WHAT TO DO. Starting with the first line of the listing, quote each line exactly until and including the one with "from matplotlib.patches import Rectangle", leaving pictures out.

** Start INFORMATION SUPPLIED **

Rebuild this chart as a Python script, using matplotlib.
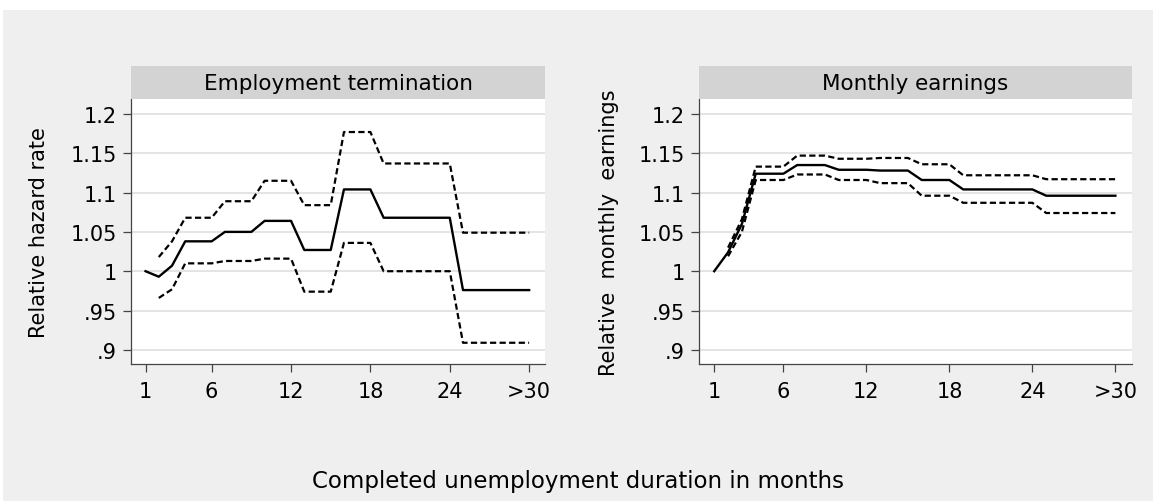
"""Relative hazard rate and monthly earnings by completed unemployment duration."""
import numpy as np
import matplotlib
matplotlib.use("Agg")
import matplotlib.pyplot as plt
from matplotlib.patches import Rectangle

plt.rcParams.update({
    "font.family": ["DejaVu Sans"],
    "font.size": 15,
})

nan = np.nan
months = list(range(1, 31))
tick_pos = [1, 6, 12, 18, 24, 30]
tick_lab = ["1", "6", "12", "18", "24", ">30"]
y_ticks = [0.9, 0.95, 1.0, 1.05, 1.1, 1.15, 1.2]
y_labs = [".9", ".95", "1", "1.05", "1.1", "1.15", "1.2"]

# Employment termination (relative hazard rate)
haz_est = [1.000, 0.993, 1.007, 1.038, 1.038, 1.038, 1.050, 1.050, 1.050, 1.064,
           1.064, 1.064, 1.027, 1.027, 1.027, 1.104, 1.104, 1.104, 1.068, 1.068,
           1.068, 1.068, 1.068, 1.068, 0.976, 0.976, 0.976, 0.976, 0.976, 0.976]
haz_hi = [nan, 1.018, 1.038, 1.068, 1.068, 1.068, 1.089, 1.089, 1.089, 1.115,
          1.115, 1.115, 1.084, 1.084, 1.084, 1.177, 1.177, 1.177, 1.137, 1.137,
          1.137, 1.137, 1.137, 1.137, 1.049, 1.049, 1.049, 1.049, 1.049, 1.049]
haz_lo = [nan, 0.966, 0.977, 1.010, 1.010, 1.010, 1.013, 1.013, 1.013, 1.016,
          1.016, 1.016, 0.974, 0.974, 0.974, 1.036, 1.036, 1.036, 1.000, 1.000,
          1.000, 1.000, 1.000, 1.000, 0.909, 0.909, 0.909, 0.909, 0.909, 0.909]

# Monthly earnings (relative)
earn_est = [1.000, 1.024, 1.060, 1.124, 1.124, 1.124, 1.135, 1.135, 1.135, 1.129,
            1.129, 1.129, 1.128, 1.128, 1.128, 1.116, 1.116, 1.116, 1.104, 1.104,
            1.104, 1.104, 1.104, 1.104, 1.096, 1.096, 1.096, 1.096, 1.096, 1.096]
earn_hi = [nan, 1.030, 1.066, 1.133, 1.133, 1.133, 1.147, 1.147, 1.147, 1.143,
           1.143, 1.143, 1.144, 1.144, 1.144, 1.136, 1.136, 1.136, 1.122, 1.122,
           1.122, 1.122, 1.122, 1.122, 1.117, 1.117, 1.117, 1.117, 1.117, 1.117]
earn_lo = [nan, 1.019, 1.050, 1.116, 1.116, 1.116, 1.123, 1.123, 1.123, 1.116,
           1.116, 1.116, 1.112, 1.112, 1.112, 1.096, 1.096, 1.096, 1.087, 1.087,
           1.087, 1.087, 1.087, 1.087, 1.074, 1.074, 1.074, 1.074, 1.074, 1.074]

BG = "#efefef"
STRIP = "#d3d3d3"
GRID = "#e4e4e4"
AX = "#444444"
W, H = 1153, 502

fig = plt.figure(figsize=(W / 100, H / 100), dpi=100, facecolor="white")
fig.patches.append(Rectangle((3 / W, 0), 1, (H - 11) / H, transform=fig.transFigure,
                             facecolor=BG, edgecolor="none", zorder=-10))


def px(x0, y0, x1, y1):
    # pixel box (top-left origin) -> figure fraction rect
    return [x0 / W, (H - y1) / H, (x1 - x0) / W, (y1 - y0) / H]


def panel(box, title, ylabel, ylab_x, est, hi, lo):
    x0, y0, x1, y1 = box
    ax = fig.add_axes(px(x0, y0, x1, y1))
    ax.set_facecolor("white")
    for yv in y_ticks:
        ax.axhline(yv, color=GRID, lw=1.4, zorder=0)
    ax.plot(months, est, color="black", lw=1.7, zorder=3)
    ax.plot(months, hi, color="black", lw=1.6, ls=(0, (2.8, 1.5)), zorder=3)
    ax.plot(months, lo, color="black", lw=1.6, ls=(0, (2.8, 1.5)), zorder=3)
    ax.set_xlim(-0.1, 31.2)
    ax.set_ylim(0.882, 1.219)
    ax.set_xticks(tick_pos, tick_lab)
    ax.set_yticks(y_ticks, y_labs)
    ax.tick_params(length=5.8, width=0.9, color=AX, labelsize=15)
    ax.tick_params(axis="y", pad=4.3)
    ax.tick_params(axis="x", pad=6.5)
    for s in ("top", "right"):
        ax.spines[s].set_visible(False)
    for s in ("left", "bottom"):
        ax.spines[s].set_color(AX)
        ax.spines[s].set_linewidth(0.9)
    ax.set_ylabel(ylabel, fontsize=15)
    ax.yaxis.label.set_va("center")
    ax.yaxis.set_label_coords((ylab_x - x0) / (x1 - x0), 0.5)

    sx = fig.add_axes(px(x0, 67, x1, y0))
    sx.set_facecolor(STRIP)
    sx.set_xticks([])
    sx.set_yticks([])
    for s in sx.spines.values():
        s.set_visible(False)
    sx.text(0.5, 0.5, title, ha="center", va="center", fontsize=15.5,
            transform=sx.transAxes)
    return ax


panel((131, 100, 545, 365), "Employment termination",
      "Relative hazard rate", 39, haz_est, haz_hi, haz_lo)
panel((699, 100, 1132, 365), "Monthly earnings",
      "Relative  monthly  earnings", 609, earn_est, earn_hi, earn_lo)

fig.text(578 / W, 1 - 482 / H, "Completed unemployment duration in months",
         ha="center", va="center", fontsize=16.5)

fig.savefig("out.png", dpi=100, facecolor=fig.get_facecolor())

** End INFORMATION SUPPLIED **

CORRECT ANSWER.
Rebuild this chart as a Python script, using matplotlib.
"""Relative hazard rate and monthly earnings by completed unemployment duration."""
import numpy as np
import matplotlib
matplotlib.use("Agg")
import matplotlib.pyplot as plt
from matplotlib.patches import Rectangle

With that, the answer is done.